→ **EXTRACTED INFORMATION**:
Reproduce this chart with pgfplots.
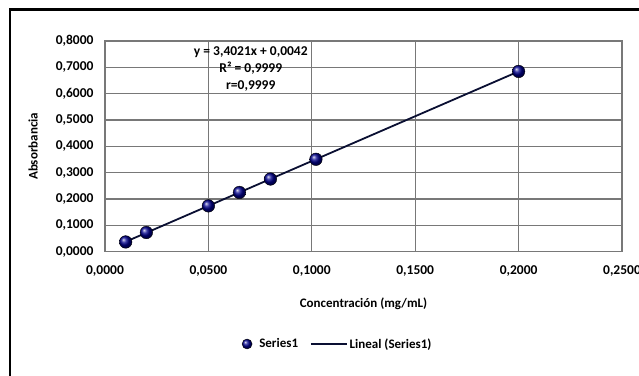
\documentclass[border=0pt]{standalone}
\usepackage{pgfplots}
\usepackage{pgfplotstable}
\pgfplotsset{compat=1.18}
\usepackage{fontspec}
\setmainfont{Carlito}
\pgfplotstableread{
x y
0.0100 0.0370
0.0200 0.0730
0.0500 0.1740
0.0650 0.2250
0.0800 0.2760
0.1020 0.3510
0.2000 0.6845
}\datatab
\definecolor{gridgray}{RGB}{120,120,120}
\definecolor{navyline}{RGB}{10,15,50}
\begin{document}
\begin{tikzpicture}
\useasboundingbox (0,0) rectangle (639pt,-375pt);
\draw[line width=2.6pt,black] (10pt,-9.5pt) rectangle (660pt,-400pt);
\begin{axis}[
  at={(105pt,-251.7pt)}, anchor=south west,
  scale only axis, width=517pt, height=210.7pt,
  xmin=0, xmax=0.25, ymin=0, ymax=0.8,
  xtick={0,0.05,0.1,0.15,0.2,0.25},
  ytick={0,0.1,0.2,0.3,0.4,0.5,0.6,0.7,0.8},
  grid=major,
  grid style={gridgray, line width=1.1pt},
  axis line style={gridgray, line width=1.1pt},
  tick style={draw=none},
  /pgf/number format/assume math mode=true,
  /pgf/number format/.cd, fixed, fixed zerofill, precision=4, use comma,
  /pgfplots/.cd,
  ticklabel style={font=\fontsize{13.5}{15}\selectfont\bfseries},
  yticklabel style={xshift=-8pt},
  xticklabel style={yshift=-10pt},
  xlabel={Concentración (mg/mL)},
  ylabel={Absorbancia},
  label style={font=\fontsize{13}{15}\selectfont\bfseries},
  xlabel style={at={(axis description cs:0.5,-0.248)}, anchor=center},
  ylabel style={at={(axis description cs:-0.139,0.5)}, anchor=center},
  legend style={at={(axis description cs:0.45,-0.438)}, anchor=center,
    draw=none, legend columns=2, font=\fontsize{13}{15}\selectfont\bfseries,
    /tikz/every even column/.append style={column sep=10pt}},
]
\addplot[navyline, line width=1.8pt, forget plot]
  table[x=x, y={create col/linear regression={y=y}}] {\datatab};
\addplot[only marks, mark=ball, mark size=6.3pt, mark options={ball color=blue!55!black}, forget plot]
  table[x=x, y=y] {\datatab};
\addlegendimage{only marks, mark=ball, mark size=5pt, mark options={ball color=blue!55!black}}
\addlegendimage{navyline, line width=1.6pt, legend image code/.code={\draw[navyline, line width=1.6pt] (0pt,0pt) -- (36pt,0pt);}}
\legend{\hspace{5pt}Series1, Lineal (Series1)}
\node[align=center, font=\fontsize{13.5}{17}\selectfont\bfseries, inner sep=1pt] at (axis cs:0.0705,0.692)
  {y = 3,4021x + 0,0042\\R² = 0,9999\\r=0,9999};
\end{axis}
\end{tikzpicture}
\end{document}
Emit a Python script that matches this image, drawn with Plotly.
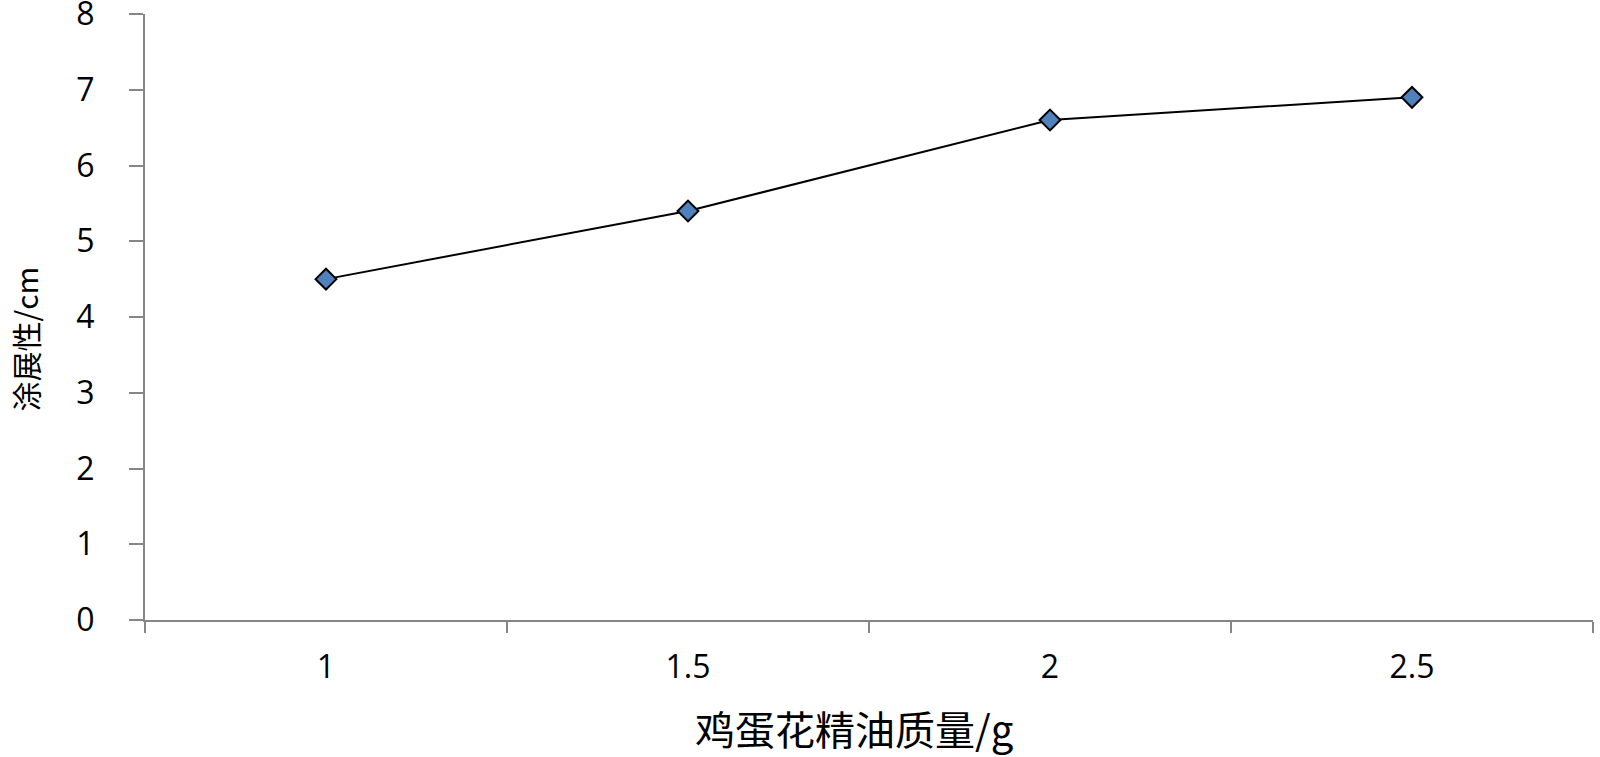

→ **PROBLEM REQUIREMENTS**: Copy all the records above exactly, but leave out the pictures.

→ **WRITTEN RESPONSE**:
Reproduce this chart with pgfplots.
\documentclass[border=0pt]{standalone}
\usepackage{pgfplots}
\usepackage{pgfplotstable}
\pgfplotsset{compat=1.18}
\usepackage{fontspec}
\setmainfont{Carlito}
\pgfplotstableread{
x y
0.0100 0.0370
0.0200 0.0730
0.0500 0.1740
0.0650 0.2250
0.0800 0.2760
0.1020 0.3510
0.2000 0.6845
}\datatab
\definecolor{gridgray}{RGB}{120,120,120}
\definecolor{navyline}{RGB}{10,15,50}
\begin{document}
\begin{tikzpicture}
\useasboundingbox (0,0) rectangle (639pt,-375pt);
\draw[line width=2.6pt,black] (10pt,-9.5pt) rectangle (660pt,-400pt);
\begin{axis}[
  at={(105pt,-251.7pt)}, anchor=south west,
  scale only axis, width=517pt, height=210.7pt,
  xmin=0, xmax=0.25, ymin=0, ymax=0.8,
  xtick={0,0.05,0.1,0.15,0.2,0.25},
  ytick={0,0.1,0.2,0.3,0.4,0.5,0.6,0.7,0.8},
  grid=major,
  grid style={gridgray, line width=1.1pt},
  axis line style={gridgray, line width=1.1pt},
  tick style={draw=none},
  /pgf/number format/assume math mode=true,
  /pgf/number format/.cd, fixed, fixed zerofill, precision=4, use comma,
  /pgfplots/.cd,
  ticklabel style={font=\fontsize{13.5}{15}\selectfont\bfseries},
  yticklabel style={xshift=-8pt},
  xticklabel style={yshift=-10pt},
  xlabel={Concentración (mg/mL)},
  ylabel={Absorbancia},
  label style={font=\fontsize{13}{15}\selectfont\bfseries},
  xlabel style={at={(axis description cs:0.5,-0.248)}, anchor=center},
  ylabel style={at={(axis description cs:-0.139,0.5)}, anchor=center},
  legend style={at={(axis description cs:0.45,-0.438)}, anchor=center,
    draw=none, legend columns=2, font=\fontsize{13}{15}\selectfont\bfseries,
    /tikz/every even column/.append style={column sep=10pt}},
]
\addplot[navyline, line width=1.8pt, forget plot]
  table[x=x, y={create col/linear regression={y=y}}] {\datatab};
\addplot[only marks, mark=ball, mark size=6.3pt, mark options={ball color=blue!55!black}, forget plot]
  table[x=x, y=y] {\datatab};
\addlegendimage{only marks, mark=ball, mark size=5pt, mark options={ball color=blue!55!black}}
\addlegendimage{navyline, line width=1.6pt, legend image code/.code={\draw[navyline, line width=1.6pt] (0pt,0pt) -- (36pt,0pt);}}
\legend{\hspace{5pt}Series1, Lineal (Series1)}
\node[align=center, font=\fontsize{13.5}{17}\selectfont\bfseries, inner sep=1pt] at (axis cs:0.0705,0.692)
  {y = 3,4021x + 0,0042\\R² = 0,9999\\r=0,9999};
\end{axis}
\end{tikzpicture}
\end{document}
Emit a Python script that matches this image, drawn with Plotly.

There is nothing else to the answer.